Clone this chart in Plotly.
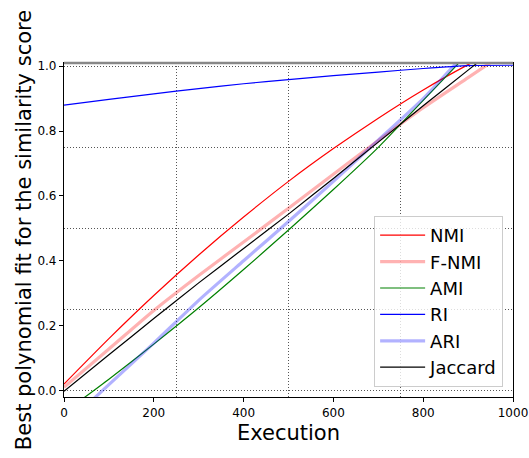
import plotly.graph_objects as go

# ---- data ----
execution = [0, 100, 200, 300, 400, 500, 600, 700, 800, 900, 1000]

nmi     = [0.020, 0.160, 0.293, 0.418, 0.535, 0.645, 0.746, 0.840, 0.927, 1.005, 1.076]
f_nmi   = [0.010, 0.128, 0.247, 0.355, 0.458, 0.562, 0.667, 0.771, 0.872, 0.965, 1.058]
ami     = [-0.068, 0.035, 0.143, 0.255, 0.373, 0.495, 0.620, 0.750, 0.895, 1.040, 1.190]
ri      = [0.880, 0.898, 0.915, 0.931, 0.946, 0.959, 0.971, 0.982, 0.993, 1.002, 1.003]
ari     = [-0.110, 0.018, 0.146, 0.278, 0.400, 0.521, 0.645, 0.772, 0.900, 1.050, 1.200]
jaccard = [-0.002, 0.110, 0.222, 0.332, 0.438, 0.544, 0.654, 0.766, 0.878, 0.988, 1.097]

series_names = ["NMI", "F-NMI", "AMI", "RI", "ARI", "Jaccard"]
series_vals = [nmi, f_nmi, ami, ri, ari, jaccard]
series_colors = ["#ff0000", "rgba(255,0,0,0.3)", "#008000", "#0000ff",
                 "rgba(0,0,255,0.3)", "#000000"]
series_widths = [1.2, 3.2, 1.2, 1.2, 3.2, 1.2]

x_ticks = [0, 200, 400, 600, 800, 1000]
y_ticks = [0.0, 0.2, 0.4, 0.6, 0.8, 1.0]
y_tick_text = ["0.0", "0.2", "0.4", "0.6", "0.8", "1.0"]
x_grid = [250, 500, 750]
y_grid = [0.0, 0.25, 0.5, 0.75, 1.0]

FONT = "DejaVu Sans"

fig = go.Figure()
for name, vals, col, w in zip(series_names, series_vals, series_colors, series_widths):
    fig.add_trace(go.Scatter(
        x=execution, y=vals, name=name, mode="lines",
        line=dict(color=col, width=w, shape="spline", smoothing=0.6),
    ))

axis_common = dict(
    showline=True, linecolor="black", linewidth=1.2, mirror=True,
    ticks="outside", ticklen=4, tickwidth=1, tickcolor="black",
    showgrid=False, zeroline=False, automargin=False,
    tickfont=dict(family=FONT, size=12, color="black"),
)

grid_style = dict(showgrid=True, griddash="1px,2px", gridcolor="#555555",
                  gridwidth=1, ticklen=0)

fig.update_xaxes(
    range=[0, 1000], tickvals=x_ticks,
    title=dict(text="Execution", font=dict(family=FONT, size=21, color="black"), standoff=6),
    minor=dict(tickvals=x_grid, **grid_style),
    **axis_common,
)
fig.update_yaxes(
    range=[-0.02, 1.01], tickvals=y_ticks, ticktext=y_tick_text,
    title=dict(text="Best polynomial fit for the similarity score",
               font=dict(family=FONT, size=21, color="black"), standoff=0),
    minor=dict(tickvals=y_grid, **grid_style),
    **axis_common,
)

# gray top border as in the reference
fig.add_shape(type="line", xref="x domain", yref="y domain",
              x0=0, x1=1, y0=1, y1=1, line=dict(color="#888888", width=2.5))

fig.update_layout(
    width=529, height=458,
    margin=dict(l=64, r=16, t=63, b=61),
    paper_bgcolor="white", plot_bgcolor="white",
    font=dict(family=FONT, color="black"),
    legend=dict(
        x=0.978, y=0.03, xanchor="right", yanchor="bottom",
        bgcolor="rgba(255,255,255,0.8)", bordercolor="#cccccc", borderwidth=1,
        font=dict(family=FONT, size=18, color="black"),
        itemwidth=45,
    ),
    showlegend=True,
)

fig.write_html("out.html")
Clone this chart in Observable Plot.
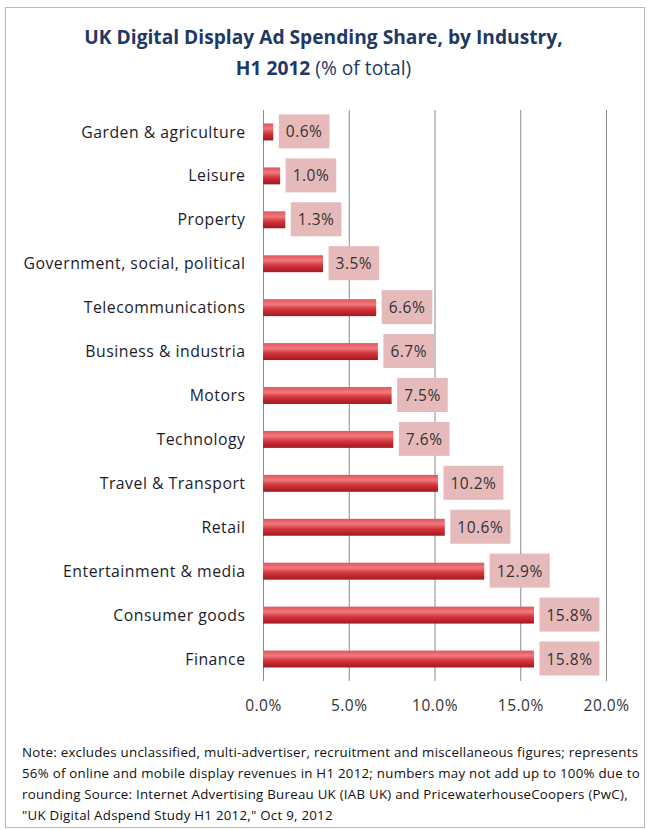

◇ ◇ ◇

Write out all the entries exactly, except for the pictures.

The result
Clone this chart in Plotly.
import plotly.graph_objects as go

# ---- data ----
execution = [0, 100, 200, 300, 400, 500, 600, 700, 800, 900, 1000]

nmi     = [0.020, 0.160, 0.293, 0.418, 0.535, 0.645, 0.746, 0.840, 0.927, 1.005, 1.076]
f_nmi   = [0.010, 0.128, 0.247, 0.355, 0.458, 0.562, 0.667, 0.771, 0.872, 0.965, 1.058]
ami     = [-0.068, 0.035, 0.143, 0.255, 0.373, 0.495, 0.620, 0.750, 0.895, 1.040, 1.190]
ri      = [0.880, 0.898, 0.915, 0.931, 0.946, 0.959, 0.971, 0.982, 0.993, 1.002, 1.003]
ari     = [-0.110, 0.018, 0.146, 0.278, 0.400, 0.521, 0.645, 0.772, 0.900, 1.050, 1.200]
jaccard = [-0.002, 0.110, 0.222, 0.332, 0.438, 0.544, 0.654, 0.766, 0.878, 0.988, 1.097]

series_names = ["NMI", "F-NMI", "AMI", "RI", "ARI", "Jaccard"]
series_vals = [nmi, f_nmi, ami, ri, ari, jaccard]
series_colors = ["#ff0000", "rgba(255,0,0,0.3)", "#008000", "#0000ff",
                 "rgba(0,0,255,0.3)", "#000000"]
series_widths = [1.2, 3.2, 1.2, 1.2, 3.2, 1.2]

x_ticks = [0, 200, 400, 600, 800, 1000]
y_ticks = [0.0, 0.2, 0.4, 0.6, 0.8, 1.0]
y_tick_text = ["0.0", "0.2", "0.4", "0.6", "0.8", "1.0"]
x_grid = [250, 500, 750]
y_grid = [0.0, 0.25, 0.5, 0.75, 1.0]

FONT = "DejaVu Sans"

fig = go.Figure()
for name, vals, col, w in zip(series_names, series_vals, series_colors, series_widths):
    fig.add_trace(go.Scatter(
        x=execution, y=vals, name=name, mode="lines",
        line=dict(color=col, width=w, shape="spline", smoothing=0.6),
    ))

axis_common = dict(
    showline=True, linecolor="black", linewidth=1.2, mirror=True,
    ticks="outside", ticklen=4, tickwidth=1, tickcolor="black",
    showgrid=False, zeroline=False, automargin=False,
    tickfont=dict(family=FONT, size=12, color="black"),
)

grid_style = dict(showgrid=True, griddash="1px,2px", gridcolor="#555555",
                  gridwidth=1, ticklen=0)

fig.update_xaxes(
    range=[0, 1000], tickvals=x_ticks,
    title=dict(text="Execution", font=dict(family=FONT, size=21, color="black"), standoff=6),
    minor=dict(tickvals=x_grid, **grid_style),
    **axis_common,
)
fig.update_yaxes(
    range=[-0.02, 1.01], tickvals=y_ticks, ticktext=y_tick_text,
    title=dict(text="Best polynomial fit for the similarity score",
               font=dict(family=FONT, size=21, color="black"), standoff=0),
    minor=dict(tickvals=y_grid, **grid_style),
    **axis_common,
)

# gray top border as in the reference
fig.add_shape(type="line", xref="x domain", yref="y domain",
              x0=0, x1=1, y0=1, y1=1, line=dict(color="#888888", width=2.5))

fig.update_layout(
    width=529, height=458,
    margin=dict(l=64, r=16, t=63, b=61),
    paper_bgcolor="white", plot_bgcolor="white",
    font=dict(family=FONT, color="black"),
    legend=dict(
        x=0.978, y=0.03, xanchor="right", yanchor="bottom",
        bgcolor="rgba(255,255,255,0.8)", bordercolor="#cccccc", borderwidth=1,
        font=dict(family=FONT, size=18, color="black"),
        itemwidth=45,
    ),
    showlegend=True,
)

fig.write_html("out.html")
Clone this chart in Observable Plot.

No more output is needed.